I assume you've intentionally desoldered the bottoms of the roms and aren't trying to play it as you have it pictured. Because it definetley won't work as it looks in the picture.

Also, Have you thought about putting something over your EPROM windows to block light from corrupting your roms?? I would double check those Roms to ensure you haven't lost data due to natural light and put some masking tape over those puppies!

by on (#83750)
OK. Thanks guys, I have solved the problem. :P It was really interesting.
I am using AM29F040 because I have plenty of them in my stock.

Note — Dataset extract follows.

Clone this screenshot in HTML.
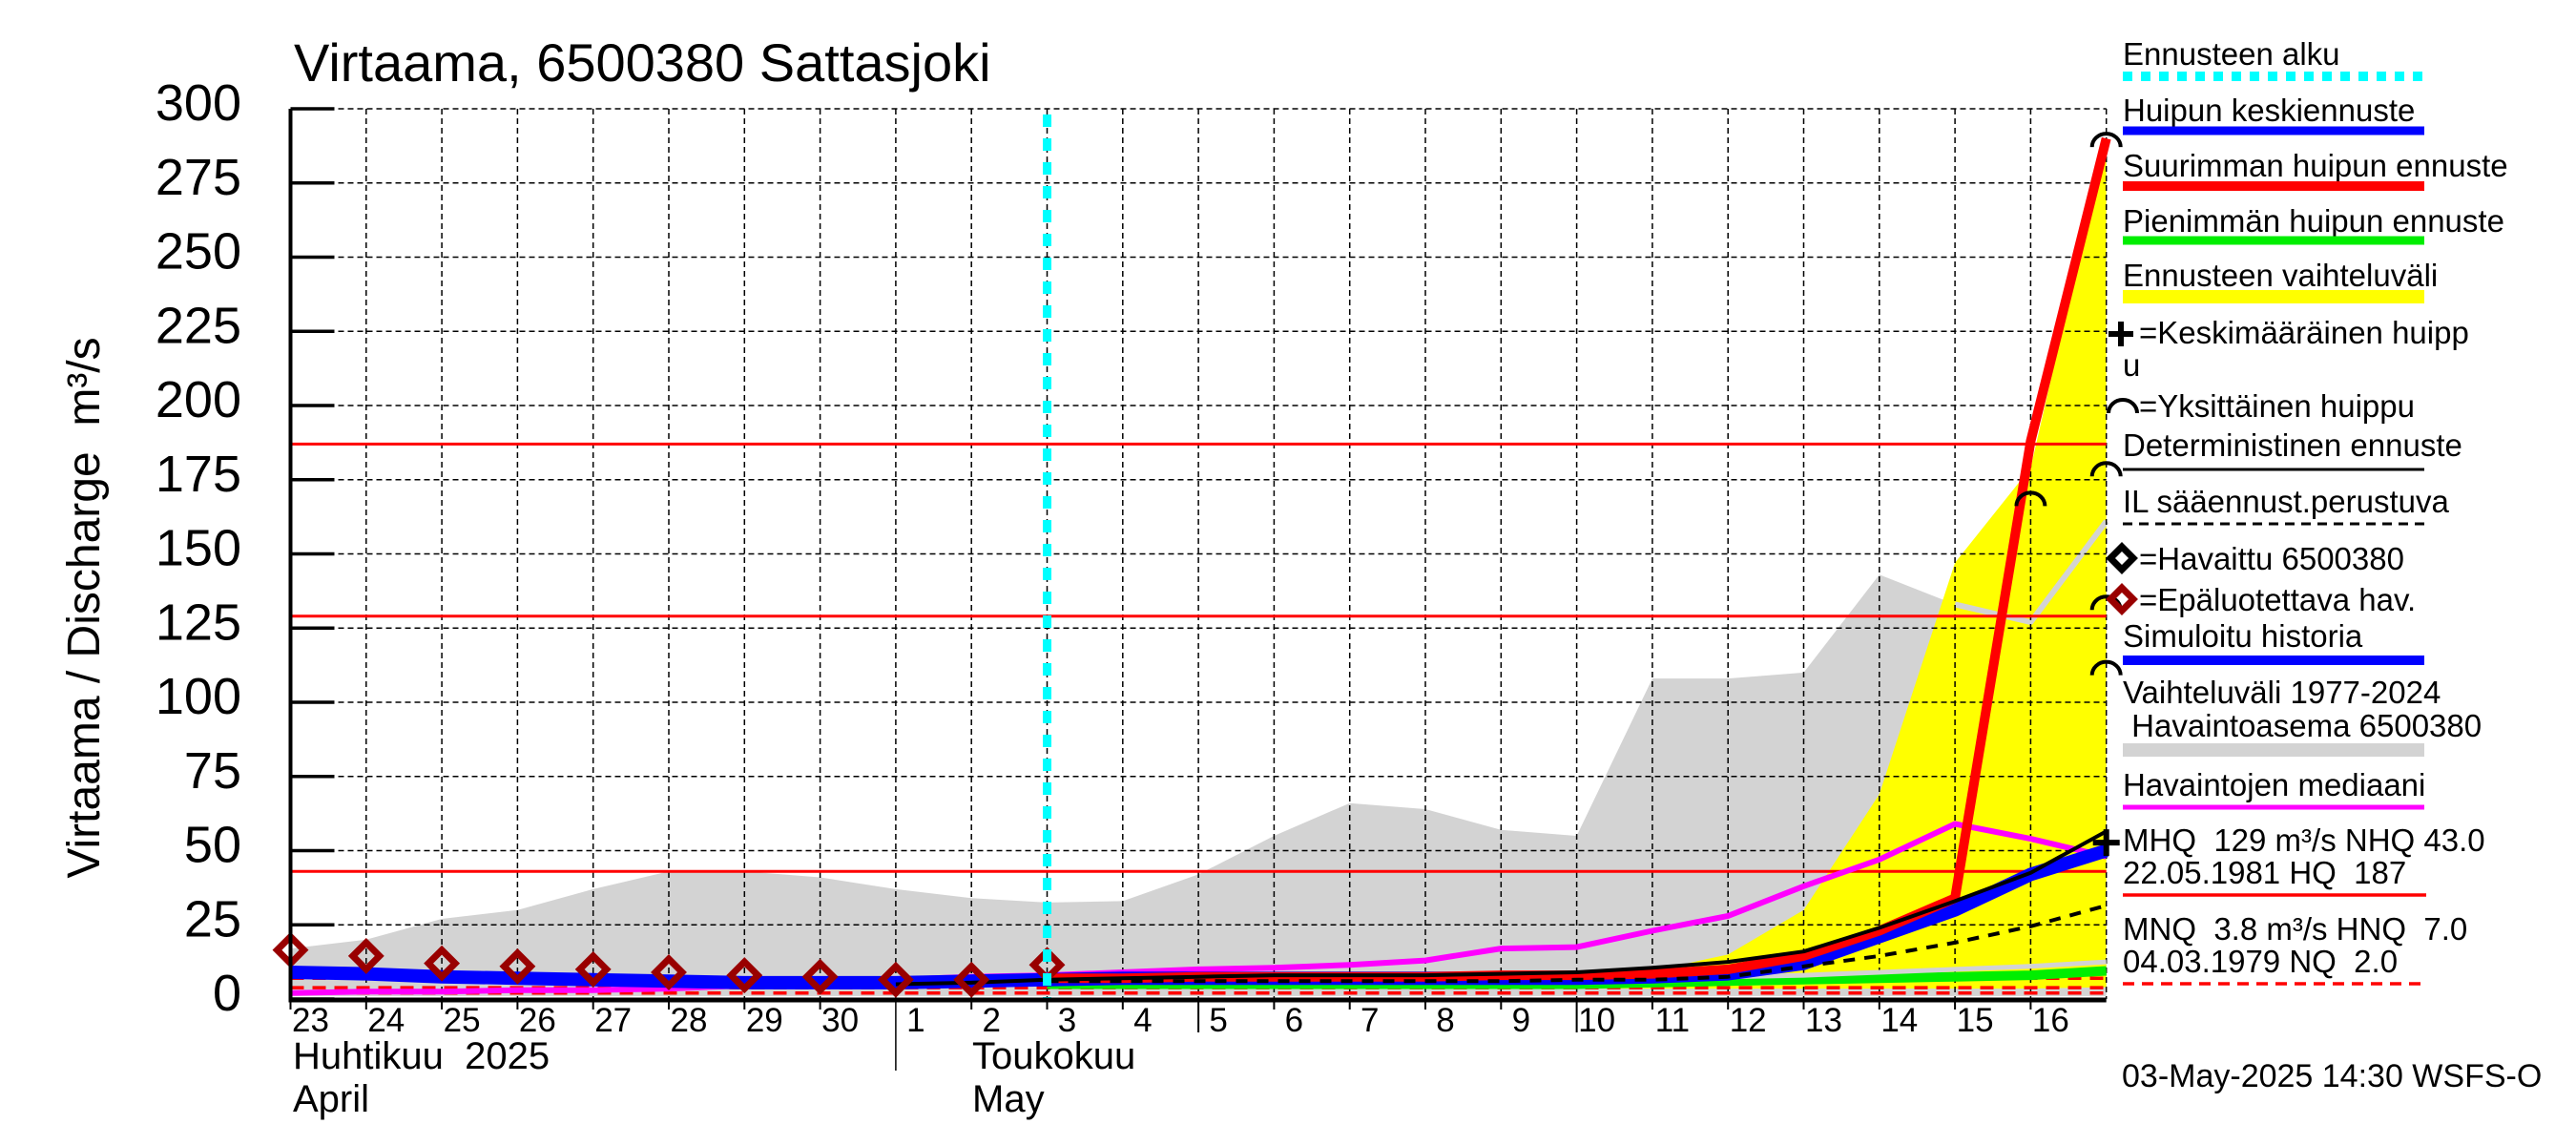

It seems CHR doesn't care about its A17 and A18 floating but PRG doesn't like it at all! :x

I had filled both of them with fourfold data of 128KB so I didn't worry about A17 and A18 being floating! :?

How to solve it :

Pin 30 of PRG (A17) --> Pin 4 of KS5361
Pin 1 of PRG (A18) --> 5V

By the way, the games run ok without using any capacitor. So they are unnecessary! :wink:

by on (#83751)
FARID wrote:
It seems CHR doesn't care about its A17 and A18 floating but PRG doesn't like it at all! :x


Ooo yeah, leaving inputs of ANY chip floating isn't a good idea. It's hard to predict what it may cause and it's usually sporadic causing all kinds of craziness which is what you kind of saw.